Zum anderen soll es sich in der Regel beim allseitigen Abfindungsausschluss nicht um eine Zuwendung an die Mitgesellschafter, sondern um ein aleatorisches (zufallsabhängiges) Geschäft handeln7. Denn jeder Gesellschafter wende dem anderen das gleiche zu, und jeder nehme das gleiche Risiko auf sich, dass der Vorteil der Nachfolge in den Anteil dem anderen zufällt8.
Diese Rechtsprechung lässt aber für andere Fallgestaltungen hinreichend Raum, um auch bei Berücksichtigung des Fortführungsinteresses aus der Sicht eines Unternehmens die schutzwürdigen Belange der Nachlassbeteiligten wie z.B. der Pflichtteilsberechtigten zur Geltung zu bringen. Dabei hat das Gericht den Umständen des jeweils vorliegenden Geschäftes im Einzelnen sorgfältig nachzugehen9. Es ist zu prüfen, ob besondere Umstände, die die Annahme einer in dem Abfindungsausschluss liegenden Schenkung rechtfertigen könnten, vorliegen.
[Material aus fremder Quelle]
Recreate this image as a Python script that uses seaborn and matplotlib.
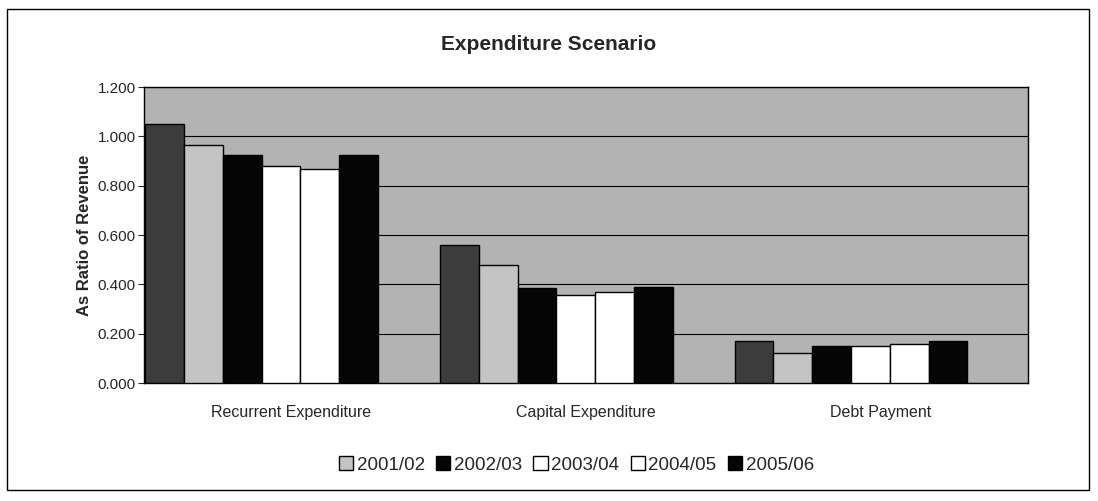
"""
Expenditure Scenario
"""

import matplotlib.pyplot as plt
import matplotlib.patches as mpatches
import pandas as pd
import seaborn as sns

categories = ["Recurrent Expenditure", "Capital Expenditure", "Debt Payment"]
years = ["2000/01", "2001/02", "2002/03", "2003/04", "2004/05", "2005/06"]

# ratio of revenue, one list per year
v_2000 = [1.05, 0.56, 0.17]
v_2001 = [0.965, 0.48, 0.12]
v_2002 = [0.925, 0.385, 0.15]
v_2003 = [0.88, 0.355, 0.15]
v_2004 = [0.87, 0.37, 0.16]
v_2005 = [0.925, 0.39, 0.17]

colors = ["#3c3c3c", "#c4c4c4", "#050505", "#ffffff", "#ffffff", "#050505"]

sns.set_style("white")
plt.rcParams["font.family"] = ["Liberation Sans", "DejaVu Sans"]

rows = []
for year, vals in zip(years, [v_2000, v_2001, v_2002, v_2003, v_2004, v_2005]):
    for cat, v in zip(categories, vals):
        rows.append({"category": cat, "year": year, "ratio": v})
df = pd.DataFrame(rows)

fig = plt.figure(figsize=(10.98, 5.01), dpi=100)
ax = fig.add_axes([0.131, 0.2355, 0.805, 0.5905])
ax.set_facecolor("#b3b3b3")

sns.barplot(data=df, x="category", y="ratio", hue="year", palette=colors,
            hue_order=years, order=categories, width=0.79, ax=ax,
            edgecolor="black", linewidth=1.0, legend=False, zorder=3)

# bars sit a little left of their labels in the original
ax.set_xlim(-0.4, 2.6)
ax.set_xticks([0.1, 1.1, 2.1])
ax.set_xticklabels(categories)

ax.set_ylim(0, 1.2)
ax.set_yticks([0, 0.2, 0.4, 0.6, 0.8, 1.0, 1.2])
ax.set_yticklabels([f"{t:.3f}" for t in ax.get_yticks()], fontsize=11)
ax.yaxis.grid(True, color="black", linewidth=0.8, zorder=1)
ax.set_axisbelow(True)
ax.tick_params(axis="y", left=True, length=4, width=0.8, pad=2)
ax.tick_params(axis="x", labelsize=11.5, pad=12)
for s in ax.spines.values():
    s.set_color("black")
    s.set_linewidth(1.0)

ax.set_xlabel("")
ax.set_ylabel("As Ratio of Revenue", fontsize=12, fontweight="bold")
fig.suptitle("Expenditure Scenario", fontsize=15, fontweight="bold", y=0.93)

# legend shows the last five years only, as in the original
handles = [mpatches.Patch(facecolor=c, edgecolor="black", label=y)
           for y, c in zip(years[1:], colors[1:])]
fig.legend(handles=handles, loc="center", bbox_to_anchor=(0.525, 0.072),
           ncol=5, frameon=False, fontsize=13.5, handlelength=0.75,
           handleheight=0.75, handletextpad=0.2, columnspacing=0.6)

fig.patches.append(mpatches.Rectangle((0.006, 0.022), 0.986, 0.96,
                                      transform=fig.transFigure, fill=False,
                                      edgecolor="black", linewidth=1.0))

fig.savefig("out.png", dpi=100)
Im vorliegenden Fall lag der Vereinbarung einer Nachfolgeklausel mit Abfindungsausschluss keine gesellschaftsrechtliche Zwecksetzung zur Sicherung des Fortbestands des Gesellschaftsunternehmens zugrunde. Dabei kommt es zwar icht entscheidend darauf an, dass die hier betroffenen Gesellschaften nur aus zwei Gesellschaftern bestanden und daher durch den Tod des Erblassers aufgrund der Anwachsungsregelung aufgelöst wurden; das Ziel, das Gesellschaftsunternehmen für den Todesfall eines Gesellschafters zu sichern, kann auch bei Zweipersonengesellschaften bestehen10. Gleichwohl kann aber die Fortführung eines Unternehmens bei dieser Vereinbarung nicht im Vordergrund stehen, wenn die Gesellschaften vielmehr allein der Wahrnehmung der Eigentümerposition für jeweils eine Wohnung dienen, die selbstgenutzt bzw. zu nicht marktgerechtem Mietzins an einen Angehörigen vermietet war.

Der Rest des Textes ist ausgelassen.